Slice of Life 2013

Talking About Tough Topics

As I was driving in to school on Monday morning I kept thinking about all that had happened over the weekend in our country and if I could/should talk about it in my classroom. In the days since the election, many of my colleagues and I have been tip-toeing through the new political landscape, anxious not to step on toes yet strongly convicted to speak up about the issues that matter. This is not easy in a “red” state in the south.

I chatted with a few of my colleagues after I arrived at school, and they too felt that we needed to address it, but how? How do we even begin to address the chaos that is happening in our world today?

I opted to have the students respond to a prompt that I put up on the board. The prompt consisted of a statement about the executive order to ban Syrian refugees and the travel ban on the other majority-Muslim countries. I asked students to share their response to this event as well as ask any questions they had.

The response was lukewarm at best. Students either wrote “I heard something about a ban, but I am not sure what it’s about” or “I guess the president is just trying to keep us safe.” One student wrote that President Trump was just “doing what he promised” and he didn’t understand why people were so “surprised” by it.

I received the strongest reactions from my 2nd period ESL English II class. This class consists of immigrants from mostly Latin American countries, and one student who is a recent arrival from Syria. They wrote of confusion of why President Trump “hates” them and why he wants to send people back to countries where they might be killed. Their responses were heartbreaking. My student from Syria said he felt like the “luckiest person alive” since his family was one of the lucky ones to be able to come to this country, when many members of his family and friends were still stuck in Syria. He also shared that it took his family three years to complete the vetting process. Extreme vetting?  Talking about what is going on gave me and my co-teacher the opportunity to reassure our students that we are here for them and that we support them.

While most of my colleagues agree that we must talk to our students about what’s happening in our country today, none are really quite sure how to go about it.This is all new territory for most of us. I believe that the lukewarm response from my students is at best a reflection of their lack of engagement with the news. Students whose parents are vocal tend to have the most knowledge about what’s going on, but the students in my classroom today seem largely unaware of the seriousness of the rapidly changing political landscape.

How about you?
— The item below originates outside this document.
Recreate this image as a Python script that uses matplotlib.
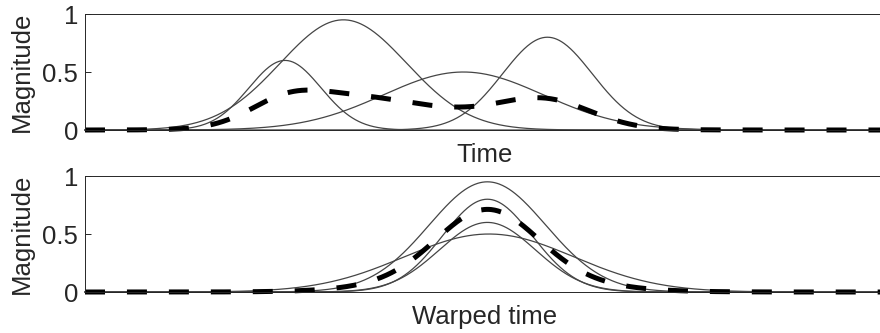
import matplotlib

matplotlib.use('Agg')
import matplotlib.pyplot as plt
import numpy as np

plt.rcParams['font.family'] = ['Liberation Sans', 'DejaVu Sans']
plt.rcParams['lines.scale_dashes'] = False

# gaussian components: peak height, centre and width (time units 0-100)
amp_time = [0.60, 0.95, 0.50, 0.80]
centre_time = [25.0, 32.3, 47.3, 57.8]
width_time = [4.5, 7.9, 10.0, 5.6]

amp_warped = [0.60, 0.95, 0.50, 0.80]
centre_warped = [50.3, 50.3, 50.5, 50.3]
width_warped = [6.0, 7.3, 10.6, 5.6]

t = np.linspace(0, 100, 1001)
text_col = '#262626'
curve_col = '#454545'


def component(a, c, w):
    return a * np.exp(-(t - c) ** 2 / (2 * w ** 2))


def draw_panel(ax, amps, centres, widths, xlabel):
    curves = [component(a, c, w) for a, c, w in zip(amps, centres, widths)]
    for y in curves:
        ax.plot(t, y, color=curve_col, lw=0.9, clip_on=False)
    mean = np.mean(curves, axis=0)
    ax.plot(t, mean, color='black', lw=3.6, dashes=[14.4, 15.8], clip_on=False)

    ax.set_xlim(0, 100)
    ax.set_ylim(0, 1)
    ax.set_xticks([])
    ax.set_yticks([0, 0.5, 1])
    ax.set_yticklabels(['0', '0.5', '1'])
    ax.tick_params(axis='y', direction='in', length=4.5, width=0.7,
                   labelsize=18.5, colors=text_col, pad=5)
    for s in ax.spines.values():
        s.set_color(text_col)
        s.set_linewidth(0.7)
    ax.set_ylabel('Magnitude', fontsize=18.5, color=text_col, labelpad=6)
    ax.set_xlabel(xlabel, fontsize=18.5, color=text_col, labelpad=9)


fig = plt.figure(figsize=(8.8, 3.33), dpi=100)
ax_top = fig.add_axes([85 / 880, 0.6096, 800 / 880, 0.3483])
ax_bot = fig.add_axes([85 / 880, 0.1231, 800 / 880, 0.3483])

draw_panel(ax_top, amp_time, centre_time, width_time, 'Time')
draw_panel(ax_bot, amp_warped, centre_warped, width_warped, 'Warped time')

fig.savefig('out.png', dpi=100)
Are you wanting to teach about the Muslim-ban, the “wall” or any of the other executive decisions coming down from Washington?

Here are a few resources I’ve found over the past few days that might help you:

Facing History

Pernille Ripp started a google doc with a multitude of resources: 

New York Times Learning Network 

I teach high school freshman, and I think about how they will be eligible to vote in the 2020 election. It is imperative that I help them to be informed and to learn to think critically about the issues facing our country today.


Courage over Comfort

I’ve been reading some of the slices posted today by women who participated in the Women’s March this past Saturday. I also participated in the march here in Raleigh where organizers were expecting 3,000 women and ended up with an estimated 17,000+ marchers.

When I first heard about the March on Washington a few weeks ago, I remember texting my daughter to see if she would be participating since she lives in DC. She was on board from the start and was eagerly anticipating the event, not knowing what to expect.

When I discovered that there would be “sister marches” all over the country I quickly researched and found one right here in Raleigh. I knew it was where I needed to be.

Like many of you who marched, it was an overwhelmingly positive experience for me, my husband, and my daughter and her friends. We came away from the march even more committed to supporting the causes that are important to us and felt empowered to take action in the face of opposition. History was made that day and we were all a part of it.

In the days since the march, the trolls have been busy trying to discredit the legitimacy of the march, openly questioning why women marched in the first place, and posting memes and making comments ridiculing the women who marched. Even one of our NC senators took a shot at us on Twitter. You can read about it here.

This is just one example of the kind of negative responses many of us were confronted with after speaking out. I don’t know about you, but I am not big on criticism, especially this kind. I expect a lot of you feel the same way. What I suspect is that the people who are throwing stones at us for marching are hoping that this backlash will cause us to withdraw from the fight, to stop speaking out to avoid further criticism and attack. Appeals abound on Facebook and Twitter for “people to get over it” and “stop trying to divide our country even more.”

My nature tells me that if I continue to speak out and become more engaged in this fight I will have to face more of this and likely it will intensify as we make progress in the battle for human rights. Honestly, I’m tired and we are only a few days in!

“Let us not become weary in doing good, for at the proper time we will reap a harvest if we do not give up.” (Galatians 6:9) 

I am praying that I will not grow weary in the days ahead. That I will not give up but keep on fighting for what’s right. That all the women, men, and children who marched all over the world on Saturday will continue to speak out and it will make a difference.